5. The hot water heating system of claim 1 wherein the vessel includes a bottom and a top and wherein the vessel includes a series of spaced apart trusses that are disposed interiorly of the vessel.
6. The hot water heating system of claim 1 wherein the vessel includes one or more exhaust tubes that extend through an interior area of the vessel.
7. The hot water heating system of claim 1 wherein the vessel includes a bottom and a top and wherein there is provided a plurality of exhaust tubes that extend from the bottom of the vessel, through an interior area of the vessel, and to the top of the vessel such that exhaust gas from the fire chamber can be exhausted through the exhaust tubes.
8. The hot water heating system of claim 1 including a flexible hot water outlet line communicatively coupled to the vessel for permitting hot water to flow from the vessel.
9. The hot water heating system of claim 1 including one or more openable doors that are disposed adjacent the fire chamber and which when closed, close a portion of the fire chamber.
10. The hot water heating system of claim 9 wherein the base includes a pair of spaced apart sidewalls that support the vessel and wherein the one or more open doors is disposed at one end of the hot water heating system and extend generally between the two walls.
11. The hot water heating system of claim 9 wherein the one or more openable doors include a water jacket for holding water.
12. The hot water heating system of claim 1 wherein the vessel includes a bottom, and wherein there is provided an array of wet tubes extending from the bottom.
13. The hot water heating system of claim 12 including one or more exhaust tubes that extend through the vessel.
14. The hot water heating system of claim 1 including a holding tank; at least one water outlet line extending from the vessel to the holding tank for channeling water from the vessel to the holding tank; and at least one return line extending between the holding tank and the vessel for returning water from the holding tank to the vessel.
15. The hot water heating system of claim 1 including one or more heat exchangers; a hot water distribution network for directing hot water from the vessel to the one or more heat exchangers; and wherein the heat exchangers heat one or more structures.
16. The hot water heating system of claim 15 including a holding tank for holding hot water produced by the vessel and wherein the one or more heat exchangers are served by the holding tank.
17. The hot water heating system of claim 1 including one or more tobacco barns and one or more hot water lines leading to the one or more tobacco barns for directing hot water produced by the vessel to the one or more tobacco barns for use to heat the one or more tobacco barns.

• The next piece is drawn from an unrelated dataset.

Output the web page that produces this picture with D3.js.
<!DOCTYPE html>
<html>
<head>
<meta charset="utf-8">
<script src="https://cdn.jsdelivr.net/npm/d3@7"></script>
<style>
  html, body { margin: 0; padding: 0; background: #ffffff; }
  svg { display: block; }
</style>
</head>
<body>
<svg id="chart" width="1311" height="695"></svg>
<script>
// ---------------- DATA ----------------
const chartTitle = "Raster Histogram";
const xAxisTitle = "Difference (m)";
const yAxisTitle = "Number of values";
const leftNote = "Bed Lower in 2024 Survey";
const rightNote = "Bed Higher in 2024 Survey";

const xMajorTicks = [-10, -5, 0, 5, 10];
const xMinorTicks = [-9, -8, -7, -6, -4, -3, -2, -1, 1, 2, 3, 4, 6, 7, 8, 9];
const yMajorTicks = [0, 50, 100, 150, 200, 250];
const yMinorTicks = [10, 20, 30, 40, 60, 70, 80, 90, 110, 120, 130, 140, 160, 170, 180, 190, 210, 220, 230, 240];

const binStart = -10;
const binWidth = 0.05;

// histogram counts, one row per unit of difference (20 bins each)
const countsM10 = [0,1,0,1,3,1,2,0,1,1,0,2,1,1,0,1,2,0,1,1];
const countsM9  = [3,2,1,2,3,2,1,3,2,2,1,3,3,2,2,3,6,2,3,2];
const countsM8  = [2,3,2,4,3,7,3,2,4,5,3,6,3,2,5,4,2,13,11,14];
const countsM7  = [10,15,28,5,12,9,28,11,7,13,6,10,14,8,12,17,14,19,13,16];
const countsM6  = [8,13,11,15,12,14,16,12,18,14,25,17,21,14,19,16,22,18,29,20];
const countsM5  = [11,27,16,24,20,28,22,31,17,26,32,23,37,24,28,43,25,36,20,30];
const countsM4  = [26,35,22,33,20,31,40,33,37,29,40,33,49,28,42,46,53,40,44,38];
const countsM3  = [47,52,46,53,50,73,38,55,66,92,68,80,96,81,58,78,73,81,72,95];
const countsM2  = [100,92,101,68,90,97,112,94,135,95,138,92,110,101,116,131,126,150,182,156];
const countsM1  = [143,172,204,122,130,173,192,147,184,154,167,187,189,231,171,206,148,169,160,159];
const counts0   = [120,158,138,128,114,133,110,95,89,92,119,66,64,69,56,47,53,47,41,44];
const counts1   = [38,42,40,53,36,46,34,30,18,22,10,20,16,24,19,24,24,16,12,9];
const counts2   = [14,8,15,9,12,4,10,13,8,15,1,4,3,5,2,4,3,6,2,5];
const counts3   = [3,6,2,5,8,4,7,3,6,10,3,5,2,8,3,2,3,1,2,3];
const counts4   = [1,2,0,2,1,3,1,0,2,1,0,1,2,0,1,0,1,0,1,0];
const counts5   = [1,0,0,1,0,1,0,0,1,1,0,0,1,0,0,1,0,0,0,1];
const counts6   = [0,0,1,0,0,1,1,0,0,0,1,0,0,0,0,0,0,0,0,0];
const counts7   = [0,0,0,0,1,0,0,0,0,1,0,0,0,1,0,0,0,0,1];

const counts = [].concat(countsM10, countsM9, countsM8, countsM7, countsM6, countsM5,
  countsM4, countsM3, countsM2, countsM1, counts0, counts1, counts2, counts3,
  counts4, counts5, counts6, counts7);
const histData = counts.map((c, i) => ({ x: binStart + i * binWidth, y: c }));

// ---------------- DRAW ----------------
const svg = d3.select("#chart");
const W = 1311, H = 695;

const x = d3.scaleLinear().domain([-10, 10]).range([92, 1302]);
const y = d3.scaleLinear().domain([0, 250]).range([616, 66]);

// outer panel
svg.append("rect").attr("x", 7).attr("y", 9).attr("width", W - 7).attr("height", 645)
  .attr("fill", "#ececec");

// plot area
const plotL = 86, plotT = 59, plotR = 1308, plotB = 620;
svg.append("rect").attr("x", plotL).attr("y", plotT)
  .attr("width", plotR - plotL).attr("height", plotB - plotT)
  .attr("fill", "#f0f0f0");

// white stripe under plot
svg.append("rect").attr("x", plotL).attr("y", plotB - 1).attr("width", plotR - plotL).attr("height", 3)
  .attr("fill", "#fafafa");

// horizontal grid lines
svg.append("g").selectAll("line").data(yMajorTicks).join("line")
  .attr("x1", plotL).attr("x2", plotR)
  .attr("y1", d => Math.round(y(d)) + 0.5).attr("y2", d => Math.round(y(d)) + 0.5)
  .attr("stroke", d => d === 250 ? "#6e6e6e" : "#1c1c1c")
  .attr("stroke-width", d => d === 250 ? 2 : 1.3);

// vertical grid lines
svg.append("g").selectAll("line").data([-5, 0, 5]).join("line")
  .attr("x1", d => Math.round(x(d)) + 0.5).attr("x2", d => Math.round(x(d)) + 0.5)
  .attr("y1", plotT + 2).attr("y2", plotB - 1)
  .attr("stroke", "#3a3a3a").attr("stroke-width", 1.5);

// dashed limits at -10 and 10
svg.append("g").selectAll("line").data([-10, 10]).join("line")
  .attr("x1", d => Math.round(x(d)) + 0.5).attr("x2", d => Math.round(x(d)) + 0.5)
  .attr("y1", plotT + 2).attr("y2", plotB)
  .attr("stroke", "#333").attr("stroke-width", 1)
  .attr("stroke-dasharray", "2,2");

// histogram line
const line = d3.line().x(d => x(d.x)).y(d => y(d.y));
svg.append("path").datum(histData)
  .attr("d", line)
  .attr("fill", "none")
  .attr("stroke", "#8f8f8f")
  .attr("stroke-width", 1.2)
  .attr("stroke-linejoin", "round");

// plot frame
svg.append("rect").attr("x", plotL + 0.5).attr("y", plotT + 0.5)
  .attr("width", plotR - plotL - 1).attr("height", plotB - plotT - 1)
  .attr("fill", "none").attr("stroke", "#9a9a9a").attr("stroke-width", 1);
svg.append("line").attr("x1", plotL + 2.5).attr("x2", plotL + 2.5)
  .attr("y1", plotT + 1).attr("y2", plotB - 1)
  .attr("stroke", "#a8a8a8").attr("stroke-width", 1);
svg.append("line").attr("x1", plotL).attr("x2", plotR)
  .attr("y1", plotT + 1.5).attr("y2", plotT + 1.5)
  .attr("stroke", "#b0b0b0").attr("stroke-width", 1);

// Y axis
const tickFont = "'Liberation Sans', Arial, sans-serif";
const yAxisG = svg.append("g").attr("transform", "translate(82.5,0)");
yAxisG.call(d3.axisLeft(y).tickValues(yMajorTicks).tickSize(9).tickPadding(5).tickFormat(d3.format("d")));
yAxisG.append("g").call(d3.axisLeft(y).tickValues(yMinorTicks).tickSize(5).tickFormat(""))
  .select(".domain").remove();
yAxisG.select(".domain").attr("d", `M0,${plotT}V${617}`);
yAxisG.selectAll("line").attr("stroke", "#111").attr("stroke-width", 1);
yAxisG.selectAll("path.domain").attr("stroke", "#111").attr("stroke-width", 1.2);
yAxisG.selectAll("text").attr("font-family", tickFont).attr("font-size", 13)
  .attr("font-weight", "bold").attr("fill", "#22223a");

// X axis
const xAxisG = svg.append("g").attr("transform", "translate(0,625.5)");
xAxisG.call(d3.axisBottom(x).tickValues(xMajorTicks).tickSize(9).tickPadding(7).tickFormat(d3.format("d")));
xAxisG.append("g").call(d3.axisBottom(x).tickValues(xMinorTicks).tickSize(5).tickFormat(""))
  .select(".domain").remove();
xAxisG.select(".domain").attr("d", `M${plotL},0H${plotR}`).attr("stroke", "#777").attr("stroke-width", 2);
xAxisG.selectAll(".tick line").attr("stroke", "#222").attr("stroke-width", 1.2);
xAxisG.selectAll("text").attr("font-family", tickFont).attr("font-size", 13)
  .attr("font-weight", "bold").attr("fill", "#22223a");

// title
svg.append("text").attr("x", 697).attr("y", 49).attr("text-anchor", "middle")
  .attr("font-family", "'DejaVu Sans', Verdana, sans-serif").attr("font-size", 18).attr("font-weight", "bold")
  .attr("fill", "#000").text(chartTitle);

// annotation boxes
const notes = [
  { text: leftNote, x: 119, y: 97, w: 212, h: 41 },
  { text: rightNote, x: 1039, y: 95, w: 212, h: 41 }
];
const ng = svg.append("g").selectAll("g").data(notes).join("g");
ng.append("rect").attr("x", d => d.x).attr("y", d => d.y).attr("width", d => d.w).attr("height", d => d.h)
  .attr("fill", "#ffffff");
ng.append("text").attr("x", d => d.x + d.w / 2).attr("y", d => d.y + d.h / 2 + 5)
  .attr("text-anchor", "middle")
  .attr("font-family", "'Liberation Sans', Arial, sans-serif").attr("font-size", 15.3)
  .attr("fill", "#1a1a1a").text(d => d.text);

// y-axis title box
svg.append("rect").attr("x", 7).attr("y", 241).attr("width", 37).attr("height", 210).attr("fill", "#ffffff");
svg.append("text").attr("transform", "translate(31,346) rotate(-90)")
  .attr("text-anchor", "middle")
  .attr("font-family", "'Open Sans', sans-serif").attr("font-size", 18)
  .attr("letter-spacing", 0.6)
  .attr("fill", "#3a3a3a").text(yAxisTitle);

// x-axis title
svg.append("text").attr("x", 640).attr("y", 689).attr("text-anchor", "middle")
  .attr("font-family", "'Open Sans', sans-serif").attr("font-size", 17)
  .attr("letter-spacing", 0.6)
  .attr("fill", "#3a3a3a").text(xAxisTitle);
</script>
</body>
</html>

Businesses that utilize substantial quantities of petroleum fuels such as heating oil and gas must contend with the high cost of such fuels and the wide price fluctuations that are typically experienced. For the most part, these businesses have little or no control over the cost of petroleum fuels. A number of factors contribute to this problem. First, geopolitics throughout the world has a tremendous influence on the price of petroleum fuels, and in some cases, its availability. Severe weather conditions can also impact the cost of petroleum fuels. Moreover, the continued consumption of petroleum fuels reduce the amounts of petroleum that can be economically recovered, and with the growing demands for oil by countries such as China and India, the price and availability of conventional petroleum fuels such as oil and gas is uncertain.

The cost of conventional petroleum fuel has caused oil-consuming businesses to look at alternative approaches. For example, it is known to use wood to cure and dry tobacco. In the case of curing and drying tobacco, it is known to burn wood to heat water in a water tank, and the hot water is directed to heat exchangers that effectively heat air used in curing and drying the tobacco. However, one of the major problems with utilizing wood, for example, is the time and effort required to repeatedly load the fire chamber.

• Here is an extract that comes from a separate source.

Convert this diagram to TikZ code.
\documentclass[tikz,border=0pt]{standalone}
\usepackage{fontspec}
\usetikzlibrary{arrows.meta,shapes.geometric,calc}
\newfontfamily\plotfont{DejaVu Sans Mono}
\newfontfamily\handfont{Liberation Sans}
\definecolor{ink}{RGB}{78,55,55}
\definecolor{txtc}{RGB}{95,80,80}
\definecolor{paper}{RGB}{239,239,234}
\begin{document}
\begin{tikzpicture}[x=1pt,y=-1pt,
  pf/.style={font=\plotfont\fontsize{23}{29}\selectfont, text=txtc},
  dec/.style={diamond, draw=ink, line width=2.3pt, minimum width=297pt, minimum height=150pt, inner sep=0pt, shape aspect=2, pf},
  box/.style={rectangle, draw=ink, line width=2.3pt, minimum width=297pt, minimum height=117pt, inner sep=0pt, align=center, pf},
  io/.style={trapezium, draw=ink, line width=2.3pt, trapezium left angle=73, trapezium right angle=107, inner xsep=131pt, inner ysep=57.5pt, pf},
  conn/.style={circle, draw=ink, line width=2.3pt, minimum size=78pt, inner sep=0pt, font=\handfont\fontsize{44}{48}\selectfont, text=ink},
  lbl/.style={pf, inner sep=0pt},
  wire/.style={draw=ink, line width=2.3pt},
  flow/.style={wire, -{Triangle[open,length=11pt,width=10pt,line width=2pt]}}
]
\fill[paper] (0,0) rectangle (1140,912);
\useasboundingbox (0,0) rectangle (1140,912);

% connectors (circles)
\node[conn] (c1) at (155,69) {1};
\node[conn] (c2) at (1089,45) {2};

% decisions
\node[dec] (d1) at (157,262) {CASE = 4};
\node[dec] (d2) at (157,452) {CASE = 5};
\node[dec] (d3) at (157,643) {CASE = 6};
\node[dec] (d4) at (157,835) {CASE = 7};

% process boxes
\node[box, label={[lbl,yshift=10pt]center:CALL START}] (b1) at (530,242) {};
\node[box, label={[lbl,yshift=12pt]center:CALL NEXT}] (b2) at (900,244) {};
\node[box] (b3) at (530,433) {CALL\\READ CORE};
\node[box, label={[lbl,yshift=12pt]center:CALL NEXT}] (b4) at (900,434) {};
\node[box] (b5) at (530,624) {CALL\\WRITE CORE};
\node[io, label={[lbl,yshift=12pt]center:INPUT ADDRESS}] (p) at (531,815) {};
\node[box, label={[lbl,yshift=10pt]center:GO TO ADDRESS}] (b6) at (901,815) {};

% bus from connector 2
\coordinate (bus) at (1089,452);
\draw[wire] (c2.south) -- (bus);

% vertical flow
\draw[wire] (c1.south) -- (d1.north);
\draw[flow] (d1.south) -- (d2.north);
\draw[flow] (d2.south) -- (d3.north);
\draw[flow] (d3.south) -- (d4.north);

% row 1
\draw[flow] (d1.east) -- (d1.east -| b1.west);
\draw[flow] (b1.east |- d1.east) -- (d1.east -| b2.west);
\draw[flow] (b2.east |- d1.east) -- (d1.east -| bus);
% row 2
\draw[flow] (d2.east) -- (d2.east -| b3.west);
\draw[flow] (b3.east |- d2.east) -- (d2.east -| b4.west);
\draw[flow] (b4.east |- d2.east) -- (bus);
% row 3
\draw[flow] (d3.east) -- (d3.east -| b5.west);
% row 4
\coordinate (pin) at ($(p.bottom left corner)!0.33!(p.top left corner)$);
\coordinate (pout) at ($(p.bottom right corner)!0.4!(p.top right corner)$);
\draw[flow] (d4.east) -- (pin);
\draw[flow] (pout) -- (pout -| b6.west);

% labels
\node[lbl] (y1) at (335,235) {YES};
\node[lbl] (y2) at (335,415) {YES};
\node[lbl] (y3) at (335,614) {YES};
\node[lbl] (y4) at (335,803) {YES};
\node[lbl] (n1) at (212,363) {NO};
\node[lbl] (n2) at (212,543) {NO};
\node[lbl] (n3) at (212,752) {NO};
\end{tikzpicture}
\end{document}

Wood is a readily available fuel source in many locations. In some cases there is an opportunity to utilize wood that is unsuitable for being processed at sawmills or other processing facilities because the wood includes nails, steel spikes, and other foreign structures. In many cases, wood unsuitable for conventional processes can be procured in a very cost-effective manner. In these cases, wood is even more economical than conventional petroleum fuels.

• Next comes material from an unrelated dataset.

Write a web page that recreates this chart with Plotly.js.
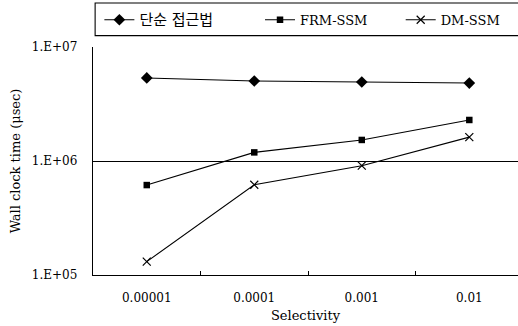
<!DOCTYPE html>
<html><head><meta charset="utf-8">
<script src="https://cdn.plot.ly/plotly-3.0.1.min.js"></script>
<style>html,body{margin:0;padding:0;background:#fff}</style>
</head><body>
<div id="chart" style="width:518px;height:326px"></div>
<script>
const categories = ["0.00001", "0.0001", "0.001", "0.01"];
const simpleApproach = [5.35e6, 5.03e6, 4.93e6, 4.83e6];
const frmSsm = [6.15e5, 1.19e6, 1.53e6, 2.29e6];
const dmSsm = [1.31e5, 6.19e5, 9.1e5, 1.62e6];
const seriesNames = ["<span style=\"font-size:15px\">단순 접근법</span>", "FRM-SSM", "DM-SSM"];
const yTickVals = [1e5, 1e6, 1e7];
const yTickText = ["1.E+05", "1.E+06", "1.E+07"];

const FONT = "DejaVu Serif, Noto Sans CJK KR, serif";
const lineStyle = {color: "#000", width: 1.1};

const traces = [
  {x: categories, y: simpleApproach, name: seriesNames[0], type: "scatter", mode: "lines+markers",
   line: lineStyle, marker: {symbol: "diamond", size: 9, color: "#000"}, legend: "legend"},
  {x: categories, y: frmSsm, name: seriesNames[1], type: "scatter", mode: "lines+markers",
   line: lineStyle, marker: {symbol: "square", size: 6.5, color: "#000"}, legend: "legend2"},
  {x: categories, y: dmSsm, name: seriesNames[2], type: "scatter", mode: "lines+markers",
   line: lineStyle, marker: {symbol: "x-thin-open", size: 8, color: "#000", line: {color: "#000", width: 1.2}}, legend: "legend3"}
];

const legBase = {orientation: "h", xanchor: "left", yanchor: "top", y: 1.185,
  bgcolor: "rgba(0,0,0,0)", borderwidth: 0, font: {family: FONT, size: 13, color: "#000"}};

const layout = {
  width: 518, height: 326,
  margin: {l: 93, r: 0, t: 47, b: 51},
  paper_bgcolor: "#fff", plot_bgcolor: "#fff",
  font: {family: FONT, size: 12, color: "#000"},
  showlegend: true,
  legend: Object.assign({}, legBase, {x: 0.015}),
  legend2: Object.assign({}, legBase, {x: 0.393}),
  legend3: Object.assign({}, legBase, {x: 0.724}),
  xaxis: {
    type: "category", range: [-0.5, 3.453],
    showline: true, linecolor: "#000", linewidth: 1.2,
    showgrid: false, zeroline: false,
    ticks: "inside", tickson: "boundaries", ticklen: 4, tickcolor: "#000",
    ticklabelstandoff: 11,
    tickfont: {family: FONT, size: 12},
    title: {text: "Selectivity", font: {family: FONT, size: 13}, standoff: 7}
  },
  yaxis: {
    type: "log", range: [5, 7],
    tickvals: yTickVals, ticktext: yTickText,
    showline: true, linecolor: "#000", linewidth: 1.2,
    showgrid: true, gridcolor: "#000", gridwidth: 1,
    zeroline: false, ticks: "", ticklabelstandoff: 12,
    tickfont: {family: FONT, size: 12},
    title: {text: "Wall clock time (μsec)", font: {family: FONT, size: 13}, standoff: 8}
  },
  shapes: [
    {type: "rect", xref: "paper", yref: "paper", x0: 0.005, x1: 1.05, y0: 1.05, y1: 1.193,
     line: {color: "#000", width: 1.1}, fillcolor: "rgba(0,0,0,0)"}
  ]
};

Plotly.newPlot("chart", traces, layout, {displayModeBar: false, staticPlot: true});
</script>
</body></html>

The present invention relates to a hot water heating system comprising a vessel for holding water where the vessel is movably mounted on a base between a heating position and a loading position. A fire chamber is disposed under the vessel when the vessel assumes the heating position. When the vessel assumes the loading position, the fire chamber is open at the top and permits the loading of solid fuel through the open top of the fire chamber.

In addition, in one embodiment, the hot water heating system includes a plurality of rollers that support the vessel on the base and permit the vessel to move back and forth between the heating position and the loading position. The hot water heating system is configured in the area of the rollers to provide an air flow across the rollers so as to cool the rollers. In addition, in one embodiment the air passing over the rollers for cooling purposes is also directed inwardly into the fire chamber to aid in the combustion process that takes place in the fire chamber.

In another embodiment, the hot water heating system includes a pair of spaced apart, longitudinal side frames that support a series of longitudinally spaced trusses that span the side frames and rest on the side frames.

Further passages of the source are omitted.